Below are some records; give them all again exactly, but not the pictures.

Entries from a dataset
BEGIN
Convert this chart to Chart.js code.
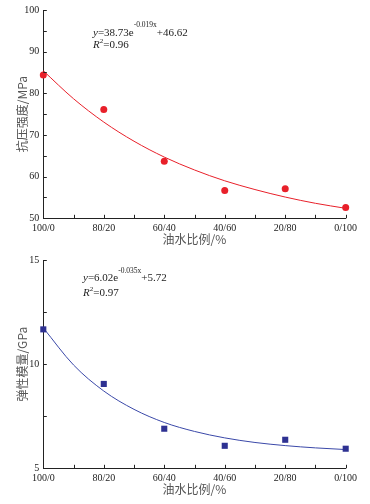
<!DOCTYPE html>
<html>
<head>
<meta charset="utf-8">
<script src="https://cdn.jsdelivr.net/npm/chart.js@4"></script>
<style>
html,body{margin:0;padding:0;background:#fff;}
canvas{display:block;}
</style>
</head>
<body>
<canvas id="c1" width="370" height="250"></canvas>
<canvas id="c2" width="370" height="254"></canvas>
<script>
// ---- data ----
const categories = ['100/0', '80/20', '60/40', '40/60', '20/80', '0/100'];
const waterPct = [0, 20, 40, 60, 80, 100];
const strength = [84.4, 76.1, 63.7, 56.7, 57.1, 52.6];          // MPa
const modulus = [11.67, 9.05, 6.9, 6.08, 6.37, 5.94];            // GPa
const fitX = [0, 10, 20, 30, 40, 50, 60, 70, 80, 90, 100];
const strengthFit = [85.4, 78.7, 73.1, 68.5, 64.7, 61.6, 59.0, 56.9, 55.1, 53.6, 52.4];
const modulusFit = [11.74, 9.96, 8.71, 7.83, 7.20, 6.77, 6.46, 6.24, 6.09, 5.98, 5.90];
const xTitle = '油水比例/%';
const yTitleStrength = '抗压强度/MPa';
const yTitleModulus = '弹性模量/GPa';
const eqStrength = { a: '38.73', k: '-0.019x', c: '+46.62', r2: '0.96' };
const eqModulus = { a: '6.02', k: '-0.035x', c: '+5.72', r2: '0.97' };

const SERIF = '"Liberation Serif", "Times New Roman", serif';
const CJK = '"Noto Sans CJK SC", sans-serif';
const INK = '#222';

const innerTicks = {
  id: 'innerTicks',
  afterDraw(chart, args, o) {
    const ctx = chart.ctx;
    const xs = chart.scales.x, ys = chart.scales.y;
    ctx.save();
    ctx.strokeStyle = INK;
    ctx.lineWidth = 1;
    ctx.beginPath();
    for (let v = xs.min; v <= xs.max + 1e-9; v += o.xMinor) {
      const px = Math.round(xs.getPixelForValue(v)) + 0.5;
      ctx.moveTo(px, ys.bottom);
      ctx.lineTo(px, ys.bottom - 3.5);
    }
    for (let v = ys.min; v <= ys.max + 1e-9; v += o.yMinor) {
      const py = Math.round(ys.getPixelForValue(v)) + 0.5;
      ctx.moveTo(xs.left, py);
      ctx.lineTo(xs.left + 3.5, py);
    }
    ctx.stroke();
    ctx.restore();
  }
};

const equation = {
  id: 'equation',
  afterDraw(chart, args, o) {
    const ctx = chart.ctx;
    ctx.save();
    ctx.fillStyle = INK;
    ctx.textBaseline = 'alphabetic';
    let x = o.x;
    ctx.font = 'italic 11px ' + SERIF;
    ctx.fillText('y', x, o.y); x += ctx.measureText('y').width;
    ctx.font = '11px ' + SERIF;
    const s1 = '=' + o.eq.a + 'e';
    ctx.fillText(s1, x, o.y); x += ctx.measureText(s1).width;
    ctx.font = '7.5px ' + SERIF;
    ctx.fillText(o.eq.k, x, o.y - o.sup); x += ctx.measureText(o.eq.k).width;
    ctx.font = '11px ' + SERIF;
    ctx.fillText(o.eq.c, x, o.y);
    // R^2 line
    x = o.x;
    ctx.font = 'italic 11px ' + SERIF;
    ctx.fillText('R', x, o.y + o.gap); x += ctx.measureText('R').width;
    ctx.font = '7px ' + SERIF;
    ctx.fillText('2', x, o.y + o.gap - 5); x += ctx.measureText('2').width;
    ctx.font = '11px ' + SERIF;
    ctx.fillText('=' + o.eq.r2, x, o.y + o.gap);
    ctx.restore();
  }
};

function makeChart(id, pts, fit, color, lineColor, style, radius, yMin, yMax, yStep, yMinor, yTitle, eq, eqPos, canvasH, titlePadBottom) {
  const areaBottom = 218.3;
  return new Chart(document.getElementById(id), {
    type: 'scatter',
    data: {
      datasets: [
        {
          type: 'line',
          data: fitX.map((x, i) => ({ x: x, y: fit[i] })),
          borderColor: lineColor,
          borderWidth: 1,
          pointRadius: 0,
          cubicInterpolationMode: 'monotone',
          fill: false,
          clip: false,
          order: 2
        },
        {
          data: waterPct.map((x, i) => ({ x: x, y: pts[i] })),
          pointStyle: style,
          pointRadius: radius,
          pointBackgroundColor: color,
          pointBorderColor: color,
          pointBorderWidth: 0,
          clip: false,
          order: 1
        }
      ]
    },
    options: {
      responsive: false,
      animation: false,
      events: [],
      layout: { padding: { top: 9.3, right: 24.3, left: 0, bottom: 0 } },
      plugins: {
        legend: { display: false },
        tooltip: { enabled: false },
        innerTicks: { xMinor: 10, yMinor: yMinor },
        equation: { eq: eq, x: eqPos[0], y: eqPos[1], sup: eqPos[2], gap: eqPos[3] }
      },
      scales: {
        x: {
          type: 'linear',
          min: 0, max: 100,
          grid: { display: false, drawTicks: false },
          border: { display: true, color: INK, width: 1 },
          ticks: {
            stepSize: 20,
            color: INK,
            padding: 4,
            maxRotation: 0,
            font: { family: SERIF, size: 10 },
            callback: (v) => categories[waterPct.indexOf(v)]
          },
          title: {
            display: true, text: xTitle, color: '#555',
            font: { family: CJK, size: 12 },
            padding: { top: 0, bottom: titlePadBottom }
          },
          afterFit: (s) => { s.height = canvasH - areaBottom; }
        },
        y: {
          type: 'linear',
          min: yMin, max: yMax,
          grid: { display: false, drawTicks: false },
          border: { display: true, color: INK, width: 1 },
          ticks: {
            stepSize: yStep,
            color: INK,
            padding: 4,
            font: { family: SERIF, size: 10 }
          },
          title: {
            display: true, text: yTitle, color: '#555',
            font: { family: CJK, size: 12 },
            padding: { top: 15.3, bottom: 0 }
          },
          afterFit: (s) => { s.width = 43.3; }
        }
      }
    },
    plugins: [innerTicks, equation]
  });
}

makeChart('c1', strength, strengthFit, '#e8202a', '#e8202a', 'circle', 3.5,
  50, 100, 10, 5, yTitleStrength, eqStrength, [93, 36, 9.5, 11.5], 250, 3.8);
makeChart('c2', modulus, modulusFit, '#2e3192', '#3a48a8', 'rect', 4.3,
  5, 15, 5, 2.5, yTitleModulus, eqModulus, [83, 31, 8, 15], 254, 7.8);
</script>
</body>
</html>
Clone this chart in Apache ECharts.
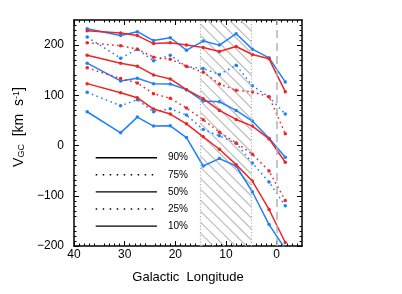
END
• RESULT OF THIS TASK
Convert this chart to Chart.js code.
<!DOCTYPE html>
<html>
<head>
<meta charset="utf-8">
<script src="https://cdn.jsdelivr.net/npm/chart.js@4"></script>
<style>
html,body{margin:0;padding:0;background:#fff;}
canvas{display:block;}
</style>
</head>
<body>
<canvas id="c1" width="370" height="250"></canvas>
<canvas id="c2" width="370" height="254"></canvas>
<script>
// ---- data ----
const categories = ['100/0', '80/20', '60/40', '40/60', '20/80', '0/100'];
const waterPct = [0, 20, 40, 60, 80, 100];
const strength = [84.4, 76.1, 63.7, 56.7, 57.1, 52.6];          // MPa
const modulus = [11.67, 9.05, 6.9, 6.08, 6.37, 5.94];            // GPa
const fitX = [0, 10, 20, 30, 40, 50, 60, 70, 80, 90, 100];
const strengthFit = [85.4, 78.7, 73.1, 68.5, 64.7, 61.6, 59.0, 56.9, 55.1, 53.6, 52.4];
const modulusFit = [11.74, 9.96, 8.71, 7.83, 7.20, 6.77, 6.46, 6.24, 6.09, 5.98, 5.90];
const xTitle = '油水比例/%';
const yTitleStrength = '抗压强度/MPa';
const yTitleModulus = '弹性模量/GPa';
const eqStrength = { a: '38.73', k: '-0.019x', c: '+46.62', r2: '0.96' };
const eqModulus = { a: '6.02', k: '-0.035x', c: '+5.72', r2: '0.97' };

const SERIF = '"Liberation Serif", "Times New Roman", serif';
const CJK = '"Noto Sans CJK SC", sans-serif';
const INK = '#222';

const innerTicks = {
  id: 'innerTicks',
  afterDraw(chart, args, o) {
    const ctx = chart.ctx;
    const xs = chart.scales.x, ys = chart.scales.y;
    ctx.save();
    ctx.strokeStyle = INK;
    ctx.lineWidth = 1;
    ctx.beginPath();
    for (let v = xs.min; v <= xs.max + 1e-9; v += o.xMinor) {
      const px = Math.round(xs.getPixelForValue(v)) + 0.5;
      ctx.moveTo(px, ys.bottom);
      ctx.lineTo(px, ys.bottom - 3.5);
    }
    for (let v = ys.min; v <= ys.max + 1e-9; v += o.yMinor) {
      const py = Math.round(ys.getPixelForValue(v)) + 0.5;
      ctx.moveTo(xs.left, py);
      ctx.lineTo(xs.left + 3.5, py);
    }
    ctx.stroke();
    ctx.restore();
  }
};

const equation = {
  id: 'equation',
  afterDraw(chart, args, o) {
    const ctx = chart.ctx;
    ctx.save();
    ctx.fillStyle = INK;
    ctx.textBaseline = 'alphabetic';
    let x = o.x;
    ctx.font = 'italic 11px ' + SERIF;
    ctx.fillText('y', x, o.y); x += ctx.measureText('y').width;
    ctx.font = '11px ' + SERIF;
    const s1 = '=' + o.eq.a + 'e';
    ctx.fillText(s1, x, o.y); x += ctx.measureText(s1).width;
    ctx.font = '7.5px ' + SERIF;
    ctx.fillText(o.eq.k, x, o.y - o.sup); x += ctx.measureText(o.eq.k).width;
    ctx.font = '11px ' + SERIF;
    ctx.fillText(o.eq.c, x, o.y);
    // R^2 line
    x = o.x;
    ctx.font = 'italic 11px ' + SERIF;
    ctx.fillText('R', x, o.y + o.gap); x += ctx.measureText('R').width;
    ctx.font = '7px ' + SERIF;
    ctx.fillText('2', x, o.y + o.gap - 5); x += ctx.measureText('2').width;
    ctx.font = '11px ' + SERIF;
    ctx.fillText('=' + o.eq.r2, x, o.y + o.gap);
    ctx.restore();
  }
};

function makeChart(id, pts, fit, color, lineColor, style, radius, yMin, yMax, yStep, yMinor, yTitle, eq, eqPos, canvasH, titlePadBottom) {
  const areaBottom = 218.3;
  return new Chart(document.getElementById(id), {
    type: 'scatter',
    data: {
      datasets: [
        {
          type: 'line',
          data: fitX.map((x, i) => ({ x: x, y: fit[i] })),
          borderColor: lineColor,
          borderWidth: 1,
          pointRadius: 0,
          cubicInterpolationMode: 'monotone',
          fill: false,
          clip: false,
          order: 2
        },
        {
          data: waterPct.map((x, i) => ({ x: x, y: pts[i] })),
          pointStyle: style,
          pointRadius: radius,
          pointBackgroundColor: color,
          pointBorderColor: color,
          pointBorderWidth: 0,
          clip: false,
          order: 1
        }
      ]
    },
    options: {
      responsive: false,
      animation: false,
      events: [],
      layout: { padding: { top: 9.3, right: 24.3, left: 0, bottom: 0 } },
      plugins: {
        legend: { display: false },
        tooltip: { enabled: false },
        innerTicks: { xMinor: 10, yMinor: yMinor },
        equation: { eq: eq, x: eqPos[0], y: eqPos[1], sup: eqPos[2], gap: eqPos[3] }
      },
      scales: {
        x: {
          type: 'linear',
          min: 0, max: 100,
          grid: { display: false, drawTicks: false },
          border: { display: true, color: INK, width: 1 },
          ticks: {
            stepSize: 20,
            color: INK,
            padding: 4,
            maxRotation: 0,
            font: { family: SERIF, size: 10 },
            callback: (v) => categories[waterPct.indexOf(v)]
          },
          title: {
            display: true, text: xTitle, color: '#555',
            font: { family: CJK, size: 12 },
            padding: { top: 0, bottom: titlePadBottom }
          },
          afterFit: (s) => { s.height = canvasH - areaBottom; }
        },
        y: {
          type: 'linear',
          min: yMin, max: yMax,
          grid: { display: false, drawTicks: false },
          border: { display: true, color: INK, width: 1 },
          ticks: {
            stepSize: yStep,
            color: INK,
            padding: 4,
            font: { family: SERIF, size: 10 }
          },
          title: {
            display: true, text: yTitle, color: '#555',
            font: { family: CJK, size: 12 },
            padding: { top: 15.3, bottom: 0 }
          },
          afterFit: (s) => { s.width = 43.3; }
        }
      }
    },
    plugins: [innerTicks, equation]
  });
}

makeChart('c1', strength, strengthFit, '#e8202a', '#e8202a', 'circle', 3.5,
  50, 100, 10, 5, yTitleStrength, eqStrength, [93, 36, 9.5, 11.5], 250, 3.8);
makeChart('c2', modulus, modulusFit, '#2e3192', '#3a48a8', 'rect', 4.3,
  5, 15, 5, 2.5, yTitleModulus, eqModulus, [83, 31, 8, 15], 254, 7.8);
</script>
</body>
</html>
Clone this chart in Apache ECharts.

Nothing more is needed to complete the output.